Tant qu’il y aura des suicides dans l’humanité, il serait inexplicable qu’il n’y eût pas des dévouements définitifs et sans espoir. On ne peut que regretter une chose, c’est que la société ne cherche pas à transformer le plus possible les suicides en dévouements[1]. On devrait offrir toujours un certain nombre d’entreprises périlleuses à ceux qui sont découragés de vivre. Le progrès humain aura besoin pour s’accomplir de tant de vies individuelles, qu’on devrait veiller à ce qu’aucune ne se perde en vain. Dans l’institution philanthropique dite des dames du calvaire, on voit des veuves se consacrer à soigner des maladies répugnantes et contagieuses ; cet emploi, au profit de la société, des vies que le veuvage a plus ou moins brisées et rendues inutiles est un exemple de ce qu’on pourrait faire, de ce qu’on fera certainement dans la société à venir.

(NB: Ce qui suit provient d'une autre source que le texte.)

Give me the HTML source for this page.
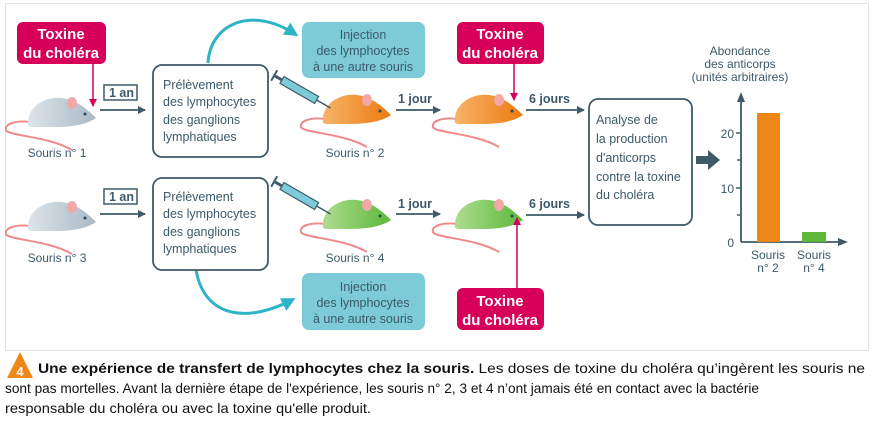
<!DOCTYPE html>
<html><head><meta charset="utf-8"><style>
html,body{margin:0;padding:0;background:#fff;width:876px;height:427px;overflow:hidden}
text{font-family:"Liberation Sans",sans-serif}
</style></head><body>
<svg width="876" height="427" viewBox="0 0 876 427" xmlns="http://www.w3.org/2000/svg">
<defs>
<linearGradient id="gg" x1="0" x2="1"><stop offset="0" stop-color="#dde4ea"/><stop offset="1" stop-color="#a9b9c6"/></linearGradient>
<linearGradient id="go" x1="0" x2="1"><stop offset="0" stop-color="#f6b36a"/><stop offset="1" stop-color="#ee7a10"/></linearGradient>
<linearGradient id="gn" x1="0" x2="1"><stop offset="0" stop-color="#aedc90"/><stop offset="1" stop-color="#5cb83a"/></linearGradient>
<marker id="ad" markerWidth="8" markerHeight="8" refX="7" refY="4" orient="auto" markerUnits="userSpaceOnUse"><path d="M0,0 L8,4 L0,8 Z" fill="#3d5a6a"/></marker>
<marker id="am" markerWidth="8" markerHeight="8" refX="7" refY="4" orient="auto" markerUnits="userSpaceOnUse"><path d="M0,0 L8,4 L0,8 Z" fill="#d6005a"/></marker>
<marker id="at" markerWidth="14" markerHeight="14" refX="10" refY="7" orient="auto" markerUnits="userSpaceOnUse"><path d="M0,0 L14,7 L0,14 Z" fill="#2fb3c8"/></marker>
<g id="tail"><path d="M2,26 C-12,24 -24,28 -22,34 C-20,40 20,40 44,54" fill="none" stroke="#f08a8a" stroke-width="2"/></g>
<g id="syr"><g transform="rotate(30)"><rect x="0" y="-4" width="40" height="8" fill="#7dcad8" stroke="#3d5a6a" stroke-width="1.2"/><rect x="-8" y="-1.5" width="8" height="3" fill="#3d5a6a"/><rect x="-10" y="-6" width="2" height="12" fill="#3d5a6a"/><line x1="40" y1="0" x2="56" y2="0" stroke="#3d5a6a" stroke-width="1.5"/></g></g>
</defs>
<rect x="5.5" y="3.5" width="863" height="347" fill="#fff" stroke="#e2e2e2"/>

<!-- mice -->
<g id="mice">
<g transform="translate(28,96)"><use href="#tail"/><path d="M0,30 C-2,10 18,0 34,2 C48,4 58,12 68,22 C58,29 42,31 28,31 L3,31 Z" fill="url(#gg)"/><ellipse cx="44" cy="7" rx="5" ry="6" fill="#f3a8a8"/><circle cx="57" cy="18" r="1.5" fill="#345"/></g>
<g transform="translate(323,93)"><use href="#tail"/><path d="M0,30 C-2,10 18,0 34,2 C48,4 58,12 68,22 C58,29 42,31 28,31 L3,31 Z" fill="url(#go)"/><ellipse cx="44" cy="7" rx="5" ry="6" fill="#f3a8a8"/><circle cx="57" cy="18" r="1.5" fill="#345"/></g>
<g transform="translate(455,93)"><use href="#tail"/><path d="M0,30 C-2,10 18,0 34,2 C48,4 58,12 68,22 C58,29 42,31 28,31 L3,31 Z" fill="url(#go)"/><ellipse cx="44" cy="7" rx="5" ry="6" fill="#f3a8a8"/><circle cx="57" cy="18" r="1.5" fill="#345"/></g>
<g transform="translate(28,200)"><use href="#tail"/><path d="M0,30 C-2,10 18,0 34,2 C48,4 58,12 68,22 C58,29 42,31 28,31 L3,31 Z" fill="url(#gg)"/><ellipse cx="44" cy="7" rx="5" ry="6" fill="#f3a8a8"/><circle cx="57" cy="18" r="1.5" fill="#345"/></g>
<g transform="translate(323,198)"><use href="#tail"/><path d="M0,30 C-2,10 18,0 34,2 C48,4 58,12 68,22 C58,29 42,31 28,31 L3,31 Z" fill="url(#gn)"/><ellipse cx="44" cy="7" rx="5" ry="6" fill="#f3a8a8"/><circle cx="57" cy="18" r="1.5" fill="#345"/></g>
<g transform="translate(455,198)"><use href="#tail"/><path d="M0,30 C-2,10 18,0 34,2 C48,4 58,12 68,22 C58,29 42,31 28,31 L3,31 Z" fill="url(#gn)"/><ellipse cx="44" cy="7" rx="5" ry="6" fill="#f3a8a8"/><circle cx="57" cy="18" r="1.5" fill="#345"/></g>
</g>
<use href="#syr" transform="translate(282,80)"/>
<use href="#syr" transform="translate(282,186)"/>

<g font-size="12" fill="#3d5a6a" text-anchor="middle">
<text x="57" y="157">Souris n° 1</text>
<text x="355" y="157">Souris n° 2</text>
<text x="57" y="262">Souris n° 3</text>
<text x="355" y="262">Souris n° 4</text>
</g>

<!-- toxine boxes -->
<g font-size="15" font-weight="bold" fill="#fff" text-anchor="middle">
<rect x="17" y="22" width="89" height="42" rx="6" fill="#d6005a"/><text x="61" y="39">Toxine</text><text x="61" y="58">du choléra</text>
<rect x="457" y="22" width="87" height="42" rx="6" fill="#d6005a"/><text x="500" y="39">Toxine</text><text x="500" y="58">du choléra</text>
<rect x="457" y="288" width="87" height="42" rx="6" fill="#d6005a"/><text x="500" y="306">Toxine</text><text x="500" y="325">du choléra</text>
</g>
<g stroke="#d6005a" stroke-width="1.5">
<line x1="93" y1="64" x2="93" y2="106" marker-end="url(#am)"/>
<line x1="514" y1="64" x2="514" y2="100" marker-end="url(#am)"/>
<line x1="517" y1="288" x2="517" y2="218" marker-end="url(#am)"/>
</g>

<!-- injection boxes -->
<g font-size="12.5" fill="#3d5a6a" text-anchor="middle">
<rect x="302" y="22" width="123" height="56" rx="7" fill="#7dcad8"/><text x="363" y="39">Injection</text><text x="363" y="55">des lymphocytes</text><text x="363" y="71">à une autre souris</text>
<rect x="302" y="273" width="123" height="57" rx="7" fill="#7dcad8"/><text x="363" y="291">Injection</text><text x="363" y="307">des lymphocytes</text><text x="363" y="323">à une autre souris</text>
</g>
<path d="M208,63 C210,25 250,5 295,34" fill="none" stroke="#2fb3c8" stroke-width="3" marker-end="url(#at)"/>
<path d="M196,270 C205,320 250,322 292,300" fill="none" stroke="#2fb3c8" stroke-width="3" marker-end="url(#at)"/>

<!-- prelevement -->
<g font-size="12.5" fill="#3d5a6a">
<rect x="153" y="65" width="115" height="92" rx="9" fill="#fff" stroke="#3d5a6a" stroke-width="1.8"/>
<text x="163" y="89">Prélèvement</text><text x="163" y="106">des lymphocytes</text><text x="163" y="124">des ganglions</text><text x="163" y="141">lymphatiques</text>
<rect x="153" y="178" width="115" height="92" rx="9" fill="#fff" stroke="#3d5a6a" stroke-width="1.8"/>
<text x="163" y="201">Prélèvement</text><text x="163" y="218">des lymphocytes</text><text x="163" y="236">des ganglions</text><text x="163" y="253">lymphatiques</text>
<rect x="589" y="99" width="103" height="126" rx="9" fill="#fff" stroke="#3d5a6a" stroke-width="1.8"/>
<text x="596" y="124">Analyse de</text><text x="596" y="143">la production</text><text x="596" y="162">d'anticorps</text><text x="596" y="181">contre la toxine</text><text x="596" y="199">du choléra</text>
</g>

<!-- time arrows -->
<g font-size="12.5" font-weight="bold" fill="#3d5a6a">
<rect x="104" y="85" width="33" height="15" fill="#fff" stroke="#3d5a6a" stroke-width="1.5"/><text x="109" y="97">1 an</text>
<rect x="104" y="189" width="33" height="15" fill="#fff" stroke="#3d5a6a" stroke-width="1.5"/><text x="109" y="201">1 an</text>
<text x="398" y="103">1 jour</text><text x="398" y="208">1 jour</text>
<text x="529" y="103">6 jours</text><text x="529" y="208">6 jours</text>
</g>
<g stroke="#3d5a6a" stroke-width="1.8">
<line x1="100" y1="110" x2="145" y2="110" marker-end="url(#ad)"/>
<line x1="100" y1="214" x2="145" y2="214" marker-end="url(#ad)"/>
<line x1="396" y1="110" x2="440" y2="110" marker-end="url(#ad)"/>
<line x1="396" y1="214" x2="440" y2="214" marker-end="url(#ad)"/>
<line x1="526" y1="110" x2="584" y2="110" marker-end="url(#ad)"/>
<line x1="526" y1="215" x2="584" y2="215" marker-end="url(#ad)"/>
</g>
<path d="M696,156 h12 v-6 l12,10 l-12,10 v-6 h-12 Z" fill="#3d5a6a"/>

<!-- chart -->
<g font-size="12" fill="#3d5a6a" text-anchor="middle">
<text x="740" y="55">Abondance</text><text x="740" y="68">des anticorps</text><text x="740" y="81">(unités arbitraires)</text>
</g>
<line x1="741" y1="242" x2="741" y2="100" stroke="#3d5a6a" stroke-width="1.8"/>
<path d="M741,92 L745,102 L737,102 Z" fill="#3d5a6a"/>
<line x1="741" y1="242" x2="842" y2="242" stroke="#3d5a6a" stroke-width="1.8"/>
<path d="M848,242 L838,238 L838,246 Z" fill="#3d5a6a"/>
<g stroke="#3d5a6a" stroke-width="1.5"><line x1="736" y1="133" x2="741" y2="133"/><line x1="737" y1="160" x2="741" y2="160"/><line x1="736" y1="188" x2="741" y2="188"/><line x1="737" y1="215" x2="741" y2="215"/></g>
<g font-size="12" fill="#3d5a6a" text-anchor="end"><text x="734" y="138">20</text><text x="734" y="193">10</text><text x="734" y="247">0</text></g>
<rect x="757" y="113" width="23" height="129" fill="#ef8718"/>
<rect x="802" y="232" width="24" height="10" fill="#5fb83a"/>
<g font-size="12" fill="#3d5a6a" text-anchor="middle"><text x="768" y="259">Souris</text><text x="768" y="272">n° 2</text><text x="814" y="259">Souris</text><text x="814" y="272">n° 4</text></g>

<!-- caption -->
<path d="M7,378 L20,352 L33,378 Z" fill="#ef8718"/>
<text x="20" y="376" font-size="13" font-weight="bold" fill="#fff" text-anchor="middle">4</text>
<text x="38" y="373" font-size="14" fill="#111" textLength="827" lengthAdjust="spacingAndGlyphs"><tspan font-weight="bold">Une expérience de transfert de lymphocytes chez la souris.</tspan> Les doses de toxine du choléra qu’ingèrent les souris ne</text>
<text x="5" y="393" font-size="14" fill="#111" textLength="754" lengthAdjust="spacingAndGlyphs">sont pas mortelles. Avant la dernière étape de l'expérience, les souris n° 2, 3 et 4 n’ont jamais été en contact avec la bactérie</text>
<text x="5" y="413" font-size="14" fill="#111" textLength="366" lengthAdjust="spacingAndGlyphs">responsable du choléra ou avec la toxine qu'elle produit.</text>
</svg>
</body></html>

Il existe des milliers de personnes pour lesquelles la vie a perdu la plus grande partie de sa valeur ; ces personnes peuvent trouver une véritable consolation dans le dévouement : il faudrait les employer. Il faudrait, de même employer toutes les capacités ; or, il y a des capacités spéciales pour les métiers périlleux et désintéressés, des tempéraments faits pour s’oublier et se risquer toujours eux-mêmes. Cette capacité pour le dévouement a sa source dans une surabondance de vie morale ; toutes les fois que, dans son milieu, la vie morale d’un individu est arrêtée, comprimée, il faudrait lui découvrir aussitôt un autre milieu où elle retrou-

  1. Récemment, sur la place des Invalides, au moment où un chien enragé allait se jeter sur des enfants, un homme courut sur lui, le terrassa, lui brisa la colonne vertébrale et le jeta dans la Seine : comme on voulait faire soigner les morsures assez nombreuses que cet homme avait reçues, il se déroba à la foule, disant qu’il voulait mourir parce que « sa femme lui avait brisé le cœur. » — Il ne devrait pas y avoir d’autres suicides.